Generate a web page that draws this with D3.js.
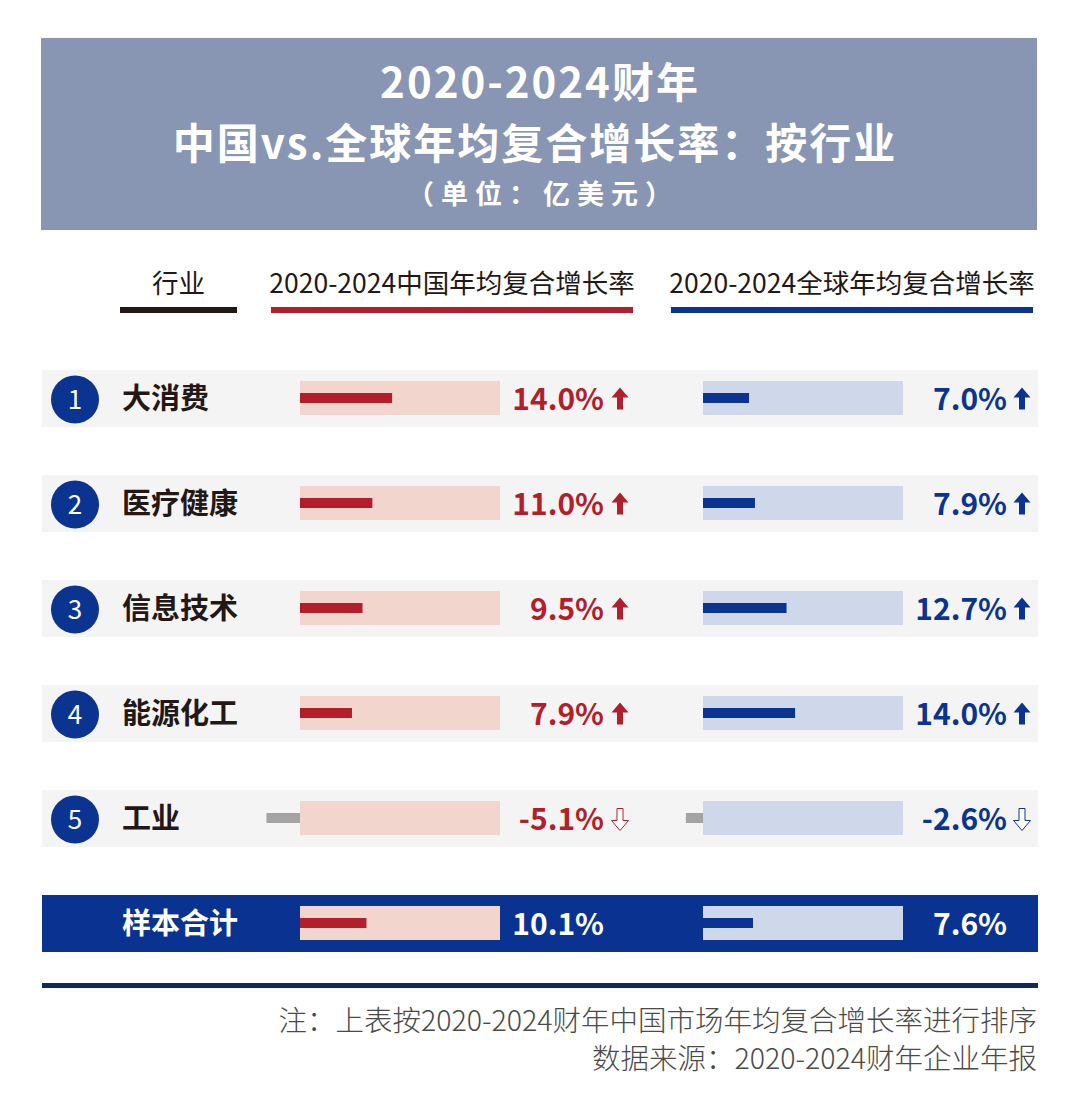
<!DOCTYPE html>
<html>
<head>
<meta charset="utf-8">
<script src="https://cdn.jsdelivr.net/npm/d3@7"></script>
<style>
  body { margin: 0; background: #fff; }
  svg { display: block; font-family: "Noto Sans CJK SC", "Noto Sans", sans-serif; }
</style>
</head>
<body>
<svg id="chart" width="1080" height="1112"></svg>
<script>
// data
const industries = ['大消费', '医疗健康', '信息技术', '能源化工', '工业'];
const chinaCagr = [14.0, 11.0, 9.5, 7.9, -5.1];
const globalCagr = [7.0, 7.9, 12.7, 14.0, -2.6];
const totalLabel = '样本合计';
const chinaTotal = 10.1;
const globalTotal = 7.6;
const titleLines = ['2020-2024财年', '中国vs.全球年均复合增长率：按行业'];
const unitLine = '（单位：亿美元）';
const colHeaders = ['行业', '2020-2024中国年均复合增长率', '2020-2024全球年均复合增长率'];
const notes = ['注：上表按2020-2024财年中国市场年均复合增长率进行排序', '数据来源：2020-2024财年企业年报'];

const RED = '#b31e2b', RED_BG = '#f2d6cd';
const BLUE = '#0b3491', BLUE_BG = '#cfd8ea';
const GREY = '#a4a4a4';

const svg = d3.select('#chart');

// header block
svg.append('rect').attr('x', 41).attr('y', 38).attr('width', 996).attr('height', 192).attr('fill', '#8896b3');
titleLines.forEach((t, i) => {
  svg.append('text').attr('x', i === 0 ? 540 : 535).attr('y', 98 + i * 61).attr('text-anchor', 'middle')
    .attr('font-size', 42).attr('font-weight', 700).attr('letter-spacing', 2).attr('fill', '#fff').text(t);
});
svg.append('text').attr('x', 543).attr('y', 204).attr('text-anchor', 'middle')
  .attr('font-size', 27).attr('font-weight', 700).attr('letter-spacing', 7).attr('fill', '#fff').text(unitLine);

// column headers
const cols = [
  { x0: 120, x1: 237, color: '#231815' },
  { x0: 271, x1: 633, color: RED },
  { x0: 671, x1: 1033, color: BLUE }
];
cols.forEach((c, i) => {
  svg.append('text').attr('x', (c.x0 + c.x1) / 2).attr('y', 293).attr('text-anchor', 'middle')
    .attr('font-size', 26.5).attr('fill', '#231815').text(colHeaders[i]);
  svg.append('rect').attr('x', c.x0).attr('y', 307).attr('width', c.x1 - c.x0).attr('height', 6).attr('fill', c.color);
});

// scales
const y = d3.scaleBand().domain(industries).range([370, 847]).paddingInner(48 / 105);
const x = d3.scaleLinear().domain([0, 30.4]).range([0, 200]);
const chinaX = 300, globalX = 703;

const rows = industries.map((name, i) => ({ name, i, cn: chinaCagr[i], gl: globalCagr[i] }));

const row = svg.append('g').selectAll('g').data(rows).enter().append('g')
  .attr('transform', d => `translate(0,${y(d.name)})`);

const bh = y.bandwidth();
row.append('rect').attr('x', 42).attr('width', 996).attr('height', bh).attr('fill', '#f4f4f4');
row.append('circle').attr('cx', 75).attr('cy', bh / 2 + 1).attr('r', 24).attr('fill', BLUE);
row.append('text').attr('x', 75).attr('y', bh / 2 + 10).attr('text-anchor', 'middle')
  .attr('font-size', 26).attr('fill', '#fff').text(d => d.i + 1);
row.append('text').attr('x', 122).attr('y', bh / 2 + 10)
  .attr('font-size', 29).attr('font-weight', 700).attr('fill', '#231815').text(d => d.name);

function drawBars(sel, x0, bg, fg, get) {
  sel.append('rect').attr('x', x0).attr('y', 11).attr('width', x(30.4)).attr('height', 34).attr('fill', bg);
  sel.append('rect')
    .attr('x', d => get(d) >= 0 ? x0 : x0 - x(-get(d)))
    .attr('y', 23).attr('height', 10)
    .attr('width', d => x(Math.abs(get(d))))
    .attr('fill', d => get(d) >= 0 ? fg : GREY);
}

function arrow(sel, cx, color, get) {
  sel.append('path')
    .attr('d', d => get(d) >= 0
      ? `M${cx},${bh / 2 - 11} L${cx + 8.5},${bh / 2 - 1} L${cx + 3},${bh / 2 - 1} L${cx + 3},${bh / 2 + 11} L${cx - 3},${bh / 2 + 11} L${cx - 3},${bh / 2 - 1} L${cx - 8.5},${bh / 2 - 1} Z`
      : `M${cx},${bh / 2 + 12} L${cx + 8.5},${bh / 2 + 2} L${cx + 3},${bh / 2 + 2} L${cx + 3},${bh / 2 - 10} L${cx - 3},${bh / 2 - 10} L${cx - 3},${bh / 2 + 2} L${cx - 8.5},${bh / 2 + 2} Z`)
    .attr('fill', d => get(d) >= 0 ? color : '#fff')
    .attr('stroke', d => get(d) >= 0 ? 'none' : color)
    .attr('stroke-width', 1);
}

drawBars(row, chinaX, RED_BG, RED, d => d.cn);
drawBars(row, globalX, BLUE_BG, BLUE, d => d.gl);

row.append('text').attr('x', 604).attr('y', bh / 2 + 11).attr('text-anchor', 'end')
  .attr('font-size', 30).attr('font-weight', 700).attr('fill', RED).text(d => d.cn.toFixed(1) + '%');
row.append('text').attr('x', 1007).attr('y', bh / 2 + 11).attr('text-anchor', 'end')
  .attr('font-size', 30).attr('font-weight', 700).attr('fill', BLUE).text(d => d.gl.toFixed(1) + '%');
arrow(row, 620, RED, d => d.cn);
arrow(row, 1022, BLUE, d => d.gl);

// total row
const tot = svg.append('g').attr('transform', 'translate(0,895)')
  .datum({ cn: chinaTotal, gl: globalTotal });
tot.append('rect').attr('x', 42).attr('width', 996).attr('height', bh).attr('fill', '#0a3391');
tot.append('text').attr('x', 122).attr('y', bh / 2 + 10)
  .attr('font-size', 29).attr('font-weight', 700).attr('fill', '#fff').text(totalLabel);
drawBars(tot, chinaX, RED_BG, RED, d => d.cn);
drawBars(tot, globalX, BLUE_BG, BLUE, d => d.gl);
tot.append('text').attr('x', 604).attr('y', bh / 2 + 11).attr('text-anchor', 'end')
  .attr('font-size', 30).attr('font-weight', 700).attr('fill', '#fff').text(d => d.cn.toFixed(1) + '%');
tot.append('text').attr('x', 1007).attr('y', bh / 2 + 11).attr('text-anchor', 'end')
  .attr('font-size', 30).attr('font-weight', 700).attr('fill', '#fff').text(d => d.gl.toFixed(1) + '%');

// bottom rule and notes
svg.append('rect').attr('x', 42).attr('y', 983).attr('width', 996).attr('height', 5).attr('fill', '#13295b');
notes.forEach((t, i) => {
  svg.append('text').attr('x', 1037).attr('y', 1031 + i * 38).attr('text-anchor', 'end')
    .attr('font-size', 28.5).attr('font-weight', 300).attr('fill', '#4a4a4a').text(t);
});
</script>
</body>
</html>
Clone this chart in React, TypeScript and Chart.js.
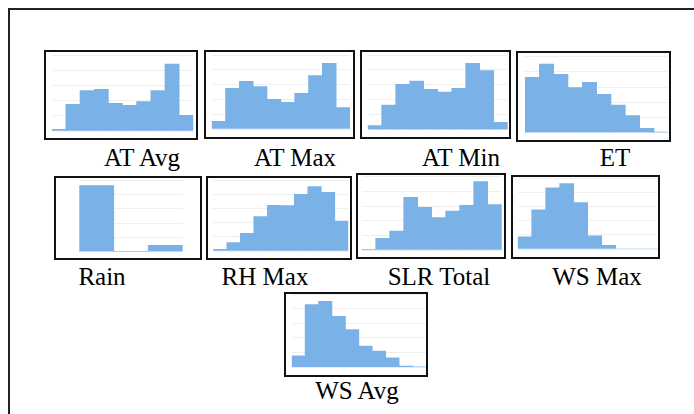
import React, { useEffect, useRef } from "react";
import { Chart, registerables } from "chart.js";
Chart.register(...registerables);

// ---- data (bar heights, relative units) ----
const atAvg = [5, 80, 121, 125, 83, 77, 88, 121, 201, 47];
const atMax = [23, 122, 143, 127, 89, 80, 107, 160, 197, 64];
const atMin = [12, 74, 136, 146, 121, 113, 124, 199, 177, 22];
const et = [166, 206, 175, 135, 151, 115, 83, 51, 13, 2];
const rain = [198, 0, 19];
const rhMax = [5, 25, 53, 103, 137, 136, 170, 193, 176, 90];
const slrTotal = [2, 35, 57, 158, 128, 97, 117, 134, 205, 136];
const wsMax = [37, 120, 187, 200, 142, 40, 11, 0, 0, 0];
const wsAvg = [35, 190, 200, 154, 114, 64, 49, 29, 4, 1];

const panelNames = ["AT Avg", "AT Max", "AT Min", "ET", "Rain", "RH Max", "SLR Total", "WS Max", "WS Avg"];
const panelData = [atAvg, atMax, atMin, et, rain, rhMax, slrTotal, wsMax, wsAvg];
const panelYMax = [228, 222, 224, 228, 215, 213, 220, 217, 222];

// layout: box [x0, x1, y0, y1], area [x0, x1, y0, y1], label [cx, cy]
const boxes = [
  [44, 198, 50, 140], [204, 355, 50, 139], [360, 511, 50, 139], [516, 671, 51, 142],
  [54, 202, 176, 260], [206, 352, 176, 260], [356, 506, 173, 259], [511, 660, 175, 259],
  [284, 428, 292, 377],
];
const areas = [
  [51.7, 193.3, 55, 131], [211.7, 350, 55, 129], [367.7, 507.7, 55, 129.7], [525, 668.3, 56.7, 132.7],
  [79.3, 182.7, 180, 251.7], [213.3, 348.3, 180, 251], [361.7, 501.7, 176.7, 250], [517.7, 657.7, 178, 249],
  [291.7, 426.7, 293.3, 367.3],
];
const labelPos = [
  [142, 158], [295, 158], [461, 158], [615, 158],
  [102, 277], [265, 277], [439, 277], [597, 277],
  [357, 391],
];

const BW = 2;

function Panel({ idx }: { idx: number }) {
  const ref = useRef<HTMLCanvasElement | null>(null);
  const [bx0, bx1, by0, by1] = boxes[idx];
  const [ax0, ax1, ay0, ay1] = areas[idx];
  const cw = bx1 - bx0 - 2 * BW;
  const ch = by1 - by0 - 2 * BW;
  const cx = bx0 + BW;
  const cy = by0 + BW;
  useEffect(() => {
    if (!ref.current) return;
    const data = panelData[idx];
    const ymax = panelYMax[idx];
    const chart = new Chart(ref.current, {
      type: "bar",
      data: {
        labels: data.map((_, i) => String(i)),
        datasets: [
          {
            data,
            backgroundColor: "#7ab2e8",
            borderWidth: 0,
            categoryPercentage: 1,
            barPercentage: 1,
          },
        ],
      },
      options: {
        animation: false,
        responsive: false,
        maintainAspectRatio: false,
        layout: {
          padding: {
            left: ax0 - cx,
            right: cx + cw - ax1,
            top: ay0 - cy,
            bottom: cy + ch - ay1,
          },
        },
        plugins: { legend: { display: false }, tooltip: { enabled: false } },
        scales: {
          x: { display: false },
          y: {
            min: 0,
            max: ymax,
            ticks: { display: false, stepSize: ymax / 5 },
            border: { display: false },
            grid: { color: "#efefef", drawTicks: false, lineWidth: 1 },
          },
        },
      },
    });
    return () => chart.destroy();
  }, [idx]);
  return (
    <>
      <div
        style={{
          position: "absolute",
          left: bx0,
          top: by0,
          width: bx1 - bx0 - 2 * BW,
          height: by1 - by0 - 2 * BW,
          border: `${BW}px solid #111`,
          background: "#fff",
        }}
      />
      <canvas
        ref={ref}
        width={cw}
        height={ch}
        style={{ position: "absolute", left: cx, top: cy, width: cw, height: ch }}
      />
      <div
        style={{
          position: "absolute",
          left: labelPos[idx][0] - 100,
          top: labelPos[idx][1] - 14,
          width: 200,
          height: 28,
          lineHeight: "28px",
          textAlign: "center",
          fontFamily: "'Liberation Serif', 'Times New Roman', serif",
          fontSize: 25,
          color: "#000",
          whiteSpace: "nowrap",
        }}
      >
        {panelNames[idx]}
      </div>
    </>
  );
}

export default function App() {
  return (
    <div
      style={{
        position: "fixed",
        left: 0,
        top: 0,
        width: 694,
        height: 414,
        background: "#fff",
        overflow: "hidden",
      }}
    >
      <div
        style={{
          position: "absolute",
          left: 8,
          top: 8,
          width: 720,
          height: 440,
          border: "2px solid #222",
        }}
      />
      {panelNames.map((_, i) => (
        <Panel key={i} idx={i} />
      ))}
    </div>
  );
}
______________________________
◆ Problem description:
Write out word for word the lines above that run from the one with "Clone this chart" to the one with "220, 217, 222];". Include both end lines; exclude the images.

◆ Answer:
Clone this chart in React, TypeScript and Chart.js.
import React, { useEffect, useRef } from "react";
import { Chart, registerables } from "chart.js";
Chart.register(...registerables);

// ---- data (bar heights, relative units) ----
const atAvg = [5, 80, 121, 125, 83, 77, 88, 121, 201, 47];
const atMax = [23, 122, 143, 127, 89, 80, 107, 160, 197, 64];
const atMin = [12, 74, 136, 146, 121, 113, 124, 199, 177, 22];
const et = [166, 206, 175, 135, 151, 115, 83, 51, 13, 2];
const rain = [198, 0, 19];
const rhMax = [5, 25, 53, 103, 137, 136, 170, 193, 176, 90];
const slrTotal = [2, 35, 57, 158, 128, 97, 117, 134, 205, 136];
const wsMax = [37, 120, 187, 200, 142, 40, 11, 0, 0, 0];
const wsAvg = [35, 190, 200, 154, 114, 64, 49, 29, 4, 1];

const panelNames = ["AT Avg", "AT Max", "AT Min", "ET", "Rain", "RH Max", "SLR Total", "WS Max", "WS Avg"];
const panelData = [atAvg, atMax, atMin, et, rain, rhMax, slrTotal, wsMax, wsAvg];
const panelYMax = [228, 222, 224, 228, 215, 213, 220, 217, 222];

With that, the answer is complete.